JEA systems back online after cyber attack

Computer experts say attacks difficult to prevent

JACKSONVILLE, Fla. - JEA's website and payment systems are now functioning normally after the site fell victim to a cyber attack that lasted for days.

Spokeswoman Gerri Boyce said customers have successfully transacted with both the website and payment systems since about 9 p.m. Tuesday.

She said there is no evidence of a breach of JEA electric and water systems or customer information as a result of the event.

JEA has suspended disconnections for non-payment Wednesday as an additional consideration for customers, Boyce said. The orders will begin processing Thursday.

Payments are accepted online, by phone at 904-665-6000, at Winn-Dixie and the Tax Collector's Offices, as well as more than 140 neighborhood authorized payment locations.

Boyce said at this time, JEA does not know the origin of the attack.

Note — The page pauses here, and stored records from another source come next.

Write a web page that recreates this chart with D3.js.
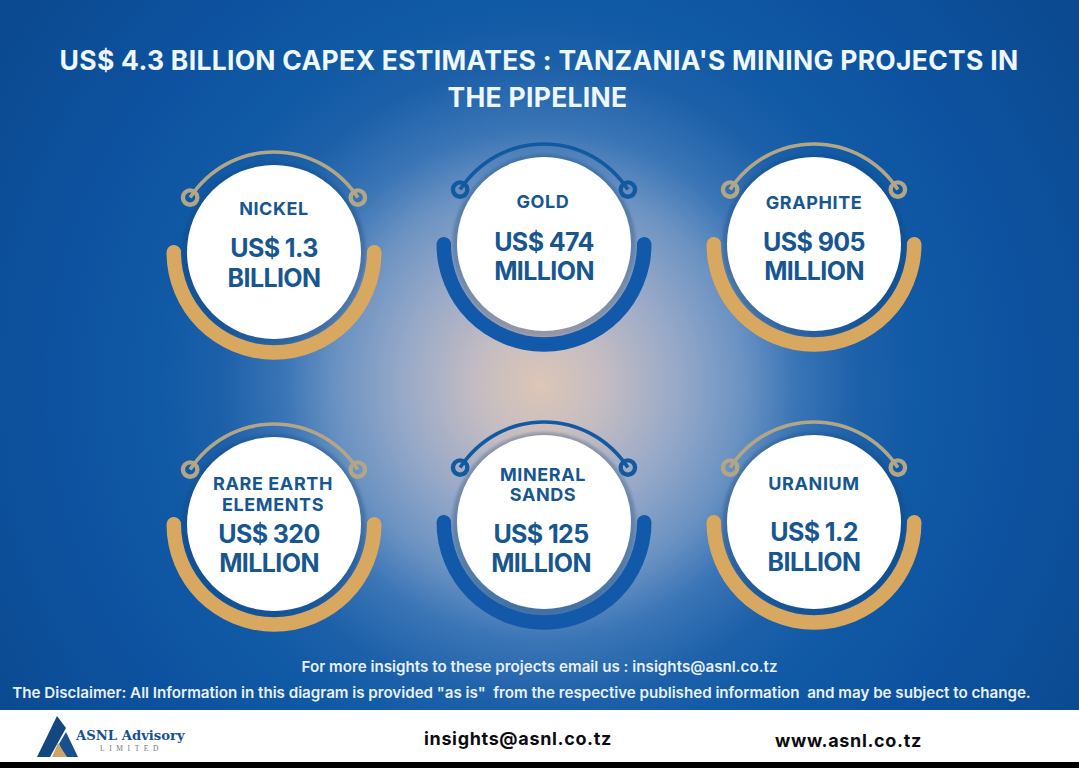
<!DOCTYPE html>
<html>
<head>
<meta charset="utf-8">
<title>Tanzania mining projects capex</title>
<script src="https://cdn.jsdelivr.net/npm/d3@7"></script>
<style>
  html, body { margin: 0; padding: 0; background: #000; overflow: hidden; }
  svg { display: block; font-family: Inter, "Open Sans", sans-serif; }
</style>
</head>
<body>
<div id="chart"></div>
<script>
// chart values
var minerals = ["NICKEL", "GOLD", "GRAPHITE", "RARE EARTH|ELEMENTS", "MINERAL|SANDS", "URANIUM"];
var amounts = [1.3, 474, 905, 320, 125, 1.2];
var units = ["BILLION", "MILLION", "MILLION", "MILLION", "MILLION", "BILLION"];
var themes = ["gold", "blue", "gold", "gold", "blue", "gold"];

var titleLines = ["US$ 4.3 BILLION CAPEX ESTIMATES : TANZANIA'S MINING PROJECTS IN", "THE PIPELINE"];
var noteLines = [
    "For more insights to these projects email us : insights@asnl.co.tz",
    "The Disclaimer: All Information in this diagram is provided \"as is\"  from the respective published information  and may be subject to change."
];

var svgWidth = 1079;
var svgHeight = 768;

// card layout, offsets are from the card centre
var cardNudge = [8, 0, 0, 2, 0, 0];
var labelDy = [[-37], [-36], [-35], [-34, -13], [-41, -21], [-32]];
var labelDx = [0, -1, 0, -1, -1, 0];
var valueDy = [[5, 35], [7, 36], [7, 36], [19, 48], [21, 50], [19, 49]];
var valueDx = [0, 0, 0, -5, -3, 0];

var colors = {
    gold: { band: "#d9a860", wire: "#b3a686" },
    blue: { band: "#1259a9", wire: "#13599f" }
};
var inkBlue = "#17568f";

var svg = d3.select("#chart")
    .append("svg")
    .attr("width", svgWidth)
    .attr("height", svgHeight);

var defs = svg.append("defs");

var glow = defs.append("radialGradient")
    .attr("id", "glow")
    .attr("gradientUnits", "userSpaceOnUse")
    .attr("cx", 540)
    .attr("cy", 385)
    .attr("r", 640);
[[0, "#dcc6b6"], [0.1, "#c4bcc2"], [0.22, "#95a8c8"], [0.32, "#6a92c2"], [0.4, "#3a75b6"], [0.5, "#1c60a9"], [0.6, "#1059a5"], [0.75, "#0d52a0"], [1, "#0b4a90"]]
    .forEach(s => glow.append("stop").attr("offset", s[0]).attr("stop-color", s[1]));

defs.append("filter")
    .attr("id", "soft")
    .append("feGaussianBlur")
    .attr("stdDeviation", 1.5);

// background and footer band
svg.append("rect").attr("width", svgWidth).attr("height", 710).attr("fill", "url(#glow)");
svg.append("rect").attr("y", 710).attr("width", svgWidth).attr("height", 52).attr("fill", "#fff");
svg.append("rect").attr("y", 762).attr("width", svgWidth).attr("height", 6).attr("fill", "#000");

// title
svg.selectAll(".title")
    .data(titleLines)
    .enter()
    .append("text")
    .attr("class", "title")
    .attr("x", (d, i) => i == 0 ? 539 : 537.5)
    .attr("y", (d, i) => i == 0 ? 70 : 107)
    .attr("text-anchor", "middle")
    .attr("fill", "#eef7fb")
    .attr("font-size", 26.5)
    .attr("font-weight", 700)
    .attr("letter-spacing", 0.28)
    .text(d => d);

// one scale per direction for the 3 x 2 grid
var xScale = d3.scalePoint().domain([0, 1, 2]).range([274, 814]);
var yScale = d3.scalePoint().domain([0, 1]).range([244, 522]);

var rows = minerals.map((name, i) => ({
    name: name,
    amount: amounts[i],
    unit: units[i],
    theme: colors[themes[i]],
    x: xScale(i % 3),
    y: yScale(Math.floor(i / 3)) + cardNudge[i],
    index: i
}));

// the extra 0.07 rad lets the round caps reach above the disc centre
var bandArc = d3.arc()
    .innerRadius(93)
    .outerRadius(107.5)
    .cornerRadius(7.2)
    .startAngle(Math.PI / 2 - 0.07)
    .endAngle(Math.PI * 3 / 2 + 0.07);

var wireAngle = 57 * Math.PI / 180;
var wireArc = d3.arc()
    .innerRadius(98.2)
    .outerRadius(101.8)
    .startAngle(-wireAngle)
    .endAngle(wireAngle);

var cards = svg.selectAll(".card")
    .data(rows)
    .enter()
    .append("g")
    .attr("class", "card")
    .attr("transform", d => `translate(${d.x}, ${d.y})`);

// soft shadow round the disc
cards.append("circle")
    .attr("r", 92)
    .attr("cy", 2)
    .attr("fill", "#173f6e")
    .attr("opacity", 0.3)
    .attr("filter", "url(#soft)");

cards.append("path")
    .attr("d", bandArc())
    .attr("fill", d => d.theme.band);

cards.append("path")
    .attr("d", wireArc())
    .attr("fill", d => d.theme.wire);

// little rings on the wire ends
cards.selectAll(".ring")
    .data(d => [-1, 1].map(side => ({ side: side, color: d.theme.wire })))
    .enter()
    .append("circle")
    .attr("class", "ring")
    .attr("cx", d => d.side * 100 * Math.sin(wireAngle))
    .attr("cy", d => -100 * Math.cos(wireAngle))
    .attr("r", 7.2)
    .attr("fill", "none")
    .attr("stroke", d => d.color)
    .attr("stroke-width", 4.4);

cards.append("circle")
    .attr("r", 87)
    .attr("fill", "#fff");

// mineral name, one or two lines
cards.selectAll(".name")
    .data(d => d.name.split("|").map((line, j) => ({ line: line, dy: labelDy[d.index][j], dx: labelDx[d.index] })))
    .enter()
    .append("text")
    .attr("class", "name")
    .attr("x", d => d.dx)
    .attr("y", d => d.dy)
    .attr("text-anchor", "middle")
    .attr("fill", inkBlue)
    .attr("font-size", 18)
    .attr("font-weight", 700)
    .attr("letter-spacing", 0.6)
    .text(d => d.line);

// amount and unit
cards.selectAll(".value")
    .data(d => ["US$ " + d.amount, d.unit].map((line, j) => ({ line: line, dy: valueDy[d.index][j], dx: valueDx[d.index] })))
    .enter()
    .append("text")
    .attr("class", "value")
    .attr("x", d => d.dx)
    .attr("y", d => d.dy)
    .attr("text-anchor", "middle")
    .attr("fill", inkBlue)
    .attr("font-size", 25)
    .attr("font-weight", 700)
    .attr("letter-spacing", -0.6)
    .text(d => d.line);

// notes above the footer
svg.selectAll(".note")
    .data(noteLines)
    .enter()
    .append("text")
    .attr("class", "note")
    .attr("x", (d, i) => i == 0 ? 539.5 : 521.5)
    .attr("y", (d, i) => i == 0 ? 672 : 698)
    .attr("text-anchor", "middle")
    .attr("fill", "#e8f1f6")
    .attr("font-size", 15.2)
    .attr("font-weight", 600)
    .attr("letter-spacing", (d, i) => i == 0 ? 0 : -0.03)
    .style("white-space", "pre")
    .text(d => d);

// logo
var logo = svg.append("g");
logo.append("path").attr("d", "M57 716L37 757H50L66 728Z").attr("fill", "#12477f");
logo.append("path").attr("d", "M66 732L78 757H65L59 744Z").attr("fill", "#17508f");
logo.append("path").attr("d", "M58 743L67 757H52Z").attr("fill", "#cda468");
logo.append("text")
    .attr("x", 76).attr("y", 740)
    .attr("font-family", "'DejaVu Serif', 'Liberation Serif', serif")
    .attr("font-size", 13.2)
    .attr("font-weight", 700)
    .attr("fill", "#17508f")
    .text("ASNL Advisory");
logo.append("text")
    .attr("x", 100).attr("y", 751)
    .attr("font-family", "'Liberation Serif', serif")
    .attr("font-size", 7.5)
    .attr("letter-spacing", 4.6)
    .attr("fill", "#6f7680")
    .text("LIMITED");

// contact lines
svg.selectAll(".contact")
    .data(["insights@asnl.co.tz", "www.asnl.co.tz"])
    .enter()
    .append("text")
    .attr("class", "contact")
    .attr("x", (d, i) => i == 0 ? 424 : 775)
    .attr("y", (d, i) => i == 0 ? 745 : 747)
    .attr("fill", "#0c0c10")
    .attr("font-size", 18)
    .attr("font-weight", 700)
    .attr("letter-spacing", 0.65)
    .text(d => d);
</script>
</body>
</html>
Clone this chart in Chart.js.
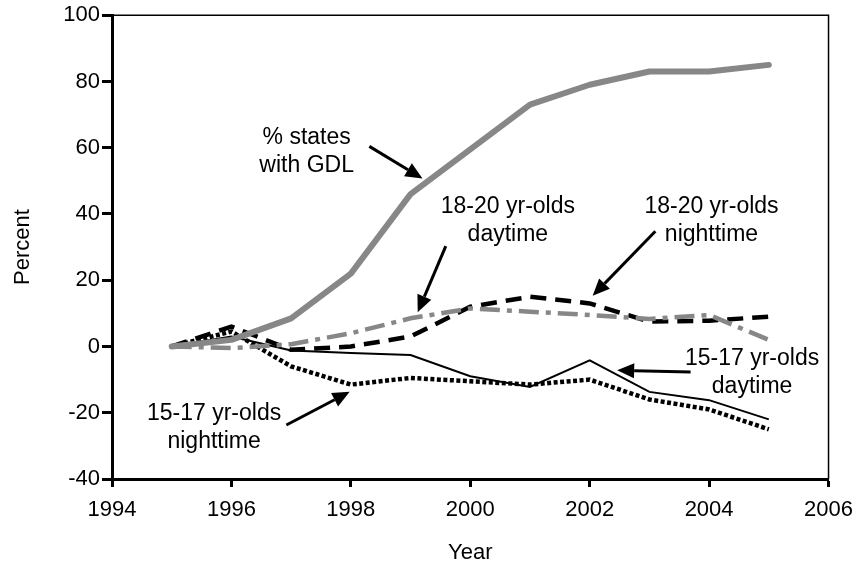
<!DOCTYPE html>
<html>
<head>
<meta charset="utf-8">
<script src="https://cdn.jsdelivr.net/npm/chart.js@4.4.1/dist/chart.umd.min.js"></script>
<style>
  html, body { margin: 0; padding: 0; background: #fff; }
  #wrap { width: 863px; height: 564px; }
</style>
</head>
<body>
<div id="wrap"><canvas id="chart"></canvas></div>
<script>
const years = [1995, 1996, 1997, 1998, 1999, 2000, 2001, 2002, 2003, 2004, 2005];
const gdlStates = [0, 2, 8.5, 22, 46, 59.5, 73, 79, 83, 83, 85];
const day1820 = [0, -0.5, 0.7, 4, 8.5, 11.5, 10.5, 9.5, 8.3, 9.5, 2];
const night1820 = [0, 6, -1, 0, 3, 12, 15, 13, 7.5, 7.8, 9];
const day1517 = [0, 3, -1.2, -2, -2.6, -9, -12.2, -4.2, -13.7, -16.2, -22];
const night1517 = [0, 4.5, -6, -11.5, -9.5, -10.5, -11.5, -10, -16, -19, -25];

const xTicks = [1994, 1996, 1998, 2000, 2002, 2004, 2006];
const yTicks = [-40, -20, 0, 20, 40, 60, 80, 100];

// callouts, anchored in chart units (year, percent)
const notes = [
  { lines: ['% states', 'with GDL'], at: [1997.26, 58.9], from: [1998.31, 60.4], to: [1999.2, 50.7] },
  { lines: ['18-20 yr-olds', 'daytime'], at: [2000.63, 38.1], from: [1999.59, 30.3], to: [1999.12, 10.3] },
  { lines: ['18-20 yr-olds', 'nighttime'], at: [2004.04, 38.1], from: [2003.1, 34.8], to: [2002.05, 15.3] },
  { lines: ['15-17 yr-olds', 'daytime'], at: [2004.72, -7.9], from: [2003.69, -7.7], to: [2002.46, -7.2] },
  { lines: ['15-17 yr-olds', 'nighttime'], at: [1995.71, -24.6], from: [1996.92, -23.7], to: [1997.98, -13.7] }
];

const FONT = '"Liberation Sans", Arial, sans-serif';
const pts = arr => years.map((y, i) => ({ x: y, y: arr[i] }));

const boxPlugin = {
  id: 'box',
  afterDatasetsDraw(chart) {
    const { ctx, chartArea: a } = chart;
    ctx.save();
    ctx.strokeStyle = '#000';
    ctx.lineWidth = 1.5;
    ctx.beginPath();
    ctx.moveTo(a.left, a.top);
    ctx.lineTo(a.right, a.top);
    ctx.lineTo(a.right, a.bottom);
    ctx.stroke();
    ctx.restore();
  }
};

const notesPlugin = {
  id: 'notes',
  afterDraw(chart) {
    const { ctx, scales } = chart;
    const px = p => [scales.x.getPixelForValue(p[0]), scales.y.getPixelForValue(p[1])];
    ctx.save();
    ctx.fillStyle = '#000';
    ctx.strokeStyle = '#000';
    ctx.font = '23px ' + FONT;
    ctx.textAlign = 'center';
    ctx.textBaseline = 'middle';
    notes.forEach(n => {
      const [cx, cy] = px(n.at);
      ctx.fillText(n.lines[0], cx, cy - 14);
      ctx.fillText(n.lines[1], cx, cy + 14);
      const [x1, y1] = px(n.from);
      const [x2, y2] = px(n.to);
      const ang = Math.atan2(y2 - y1, x2 - x1);
      const head = 17, half = 7.5;
      const bx = x2 - head * Math.cos(ang), by = y2 - head * Math.sin(ang);
      ctx.lineWidth = 3;
      ctx.beginPath();
      ctx.moveTo(x1, y1);
      ctx.lineTo(bx, by);
      ctx.stroke();
      ctx.beginPath();
      ctx.moveTo(x2, y2);
      ctx.lineTo(bx + half * Math.sin(ang), by - half * Math.cos(ang));
      ctx.lineTo(bx - half * Math.sin(ang), by + half * Math.cos(ang));
      ctx.closePath();
      ctx.fill();
    });
    ctx.restore();
  }
};

new Chart(document.getElementById('chart').getContext('2d'), {
  type: 'line',
  data: {
    datasets: [
      { label: '% states with GDL', data: pts(gdlStates), borderColor: '#878787', borderWidth: 6,
        borderJoinStyle: 'round', borderCapStyle: 'round' },
      { label: '18-20 yr-olds daytime', data: pts(day1820), borderColor: '#878787', borderWidth: 4.5,
        borderDash: [20, 7, 5, 7] },
      { label: '18-20 yr-olds nighttime', data: pts(night1820), borderColor: '#000', borderWidth: 4.5,
        borderDash: [16, 9] },
      { label: '15-17 yr-olds daytime', data: pts(day1517), borderColor: '#000', borderWidth: 2 },
      { label: '15-17 yr-olds nighttime', data: pts(night1517), borderColor: '#000', borderWidth: 4.5,
        borderDash: [4, 2.5] }
    ]
  },
  options: {
    responsive: true,
    maintainAspectRatio: false,
    animation: false,
    layout: { padding: { top: 13, right: 33, left: 0, bottom: 0 } },
    elements: { point: { radius: 0 }, line: { tension: 0, fill: false } },
    plugins: { legend: { display: false }, tooltip: { enabled: false } },
    scales: {
      x: {
        type: 'linear', min: 1994, max: 2006,
        afterBuildTicks: s => { s.ticks = xTicks.map(v => ({ value: v })); },
        afterFit: s => { s.height = 85; },
        grid: { drawOnChartArea: false, tickLength: 8, tickWidth: 3, tickColor: '#000' },
        border: { color: '#000', width: 3 },
        ticks: { color: '#000', font: { family: FONT, size: 22 }, padding: 10, maxRotation: 0,
          callback: v => String(v) },
        title: { display: true, text: 'Year', color: '#000', font: { family: FONT, size: 22 },
          padding: { top: 0, bottom: -2 } }
      },
      y: {
        min: -40, max: 100,
        afterBuildTicks: s => { s.ticks = yTicks.map(v => ({ value: v })); },
        afterFit: s => { s.width = 112; },
        grid: { drawOnChartArea: false, tickLength: 10, tickWidth: 3, tickColor: '#000' },
        border: { color: '#000', width: 3 },
        ticks: { color: '#000', font: { family: FONT, size: 22 }, padding: 2 },
        title: { display: true, text: 'Percent', color: '#000', font: { family: FONT, size: 22 },
          padding: { top: 10, bottom: 0 } }
      }
    }
  },
  plugins: [boxPlugin, notesPlugin]
});
</script>
</body>
</html>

She said the utility has engaged a third-party expert to help scrub and block bad Internet traffic so it does not affect the company's servers. Doing so will add another level of security, Boyce said.

JEA's website, Internet communications and automated phone systems were down since midnight Sunday due to what the city-owned utility called a denial-of-service attack.

Boyce said had been inundated with data, and visits to the website returned various error messages, including that there were network connectivity problems or the site was unavailable or too busy. Company emails were also affected.

The attack had also taken down JEA's email and automated phone systems.

The cyber attack was likely not an elaborate scheme masterminded by a computer hacker. Instead, computer experts say denial of service, or DOS, attacks can be purchased online as a service, and the price for a day is comparable to the price of a tank of gas.

"They could get it as cheap as $9 an hour or less than $70 a day to have access to plenty of tools to take down a company," said Phillip Graves, whose company Antisyn provides IT support for businesses.

Graves said DOS attacks are hard to prevent because the attack comes from so many computers. In JEA's case, its servers were flooded with data from various sources, and preventing such a thing from happening can be very expensive.

"It can be hundreds of thousands of dollars, or millions of dollars, depending on the size of the business," Graves said. "There are things they can do to prevent issues."

Other utility companies are taking extra precautions.

Clay Electric said in a statement: "We take IT seriously, and we are working on an ongoing basis to minimize cyber attacks. What happened to JEA is a reminder of how dependent people are on online customer service, and the importance of maintaining our commitment to cyber security."

Computer experts say it's not only the major companies like JEA being targeted. Even small businesses are falling victim.

"It is rather common," said Murat Al, a computer professor at the University of North Florida. "Such attacks are easy to launch. Anyone could do that."

Al says the motive behind the cyber attacks vary and are sometimes impossible to determine.

"A script kiddie, for example, has the motivation to have fun by attacking bigger and bigger companies maybe by performing any attack just to cause harm," Al said. "We could have here spies who are interested in such a facility like JEA."